Davacı taraf kısmen red kararına istinaf kanun yoluna başvurmuş ise de, davalının istinaf talebi konusunda mahkemece duruşma açılıp karar verilmesi gerekmektedir. Bu işlemden sonra mahkemenin vereceği karara göre yeni bir hukuki durum ortaya çıkabileceğinden bu aşamada davacı tarafın istinaf isteminin incelenmesine yer olmadığına, duruşma sonrası oluşacak duruma göre ve her halükarda davacının istinaf istemi konusunda karar verilmek üzere dosyanın tekrar dairemize gönderilmesine karar vermek gerekmiştir.

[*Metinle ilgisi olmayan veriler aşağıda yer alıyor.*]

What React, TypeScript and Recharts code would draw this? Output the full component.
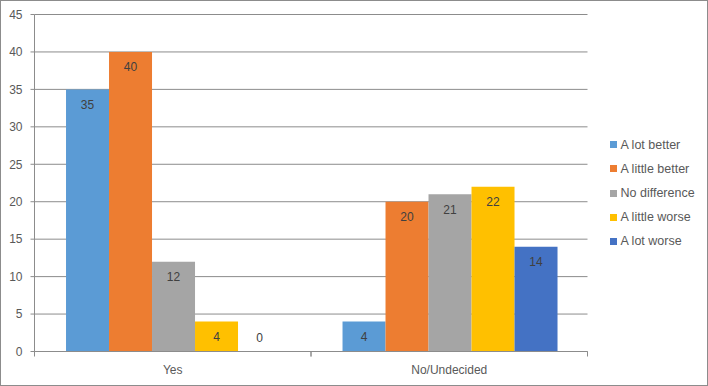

H Ü K Ü M :Yukarıda açıklanan gerekçe ile
1-İhtiyati tedbir kararına istinaf dilekçesinin itiraz mahiyetinde olduğu gözetilerek itiraz prosedürü tamamlanarak karar verilmek üzere dosyanın GERİ ÇEVRİLMESİNE
2-Duruşma sonrası oluşacak duruma göre ve her halükarda davacının istinaf istemi konusunda karar verilmek üzere dosyanın tekrar dairemize gönderilmesine,
3-İstinaf harçları konusunda müteakip işlemler sonucunda karar verilmesine,
Dair; dosya üzerinde yapılan istinaf incelemesi sonucu HMK’nun 362/1-f maddesi gereğince KESİN olmak üzere 15/12/2022 tarihinde ve oy birliğiyle karar verildi.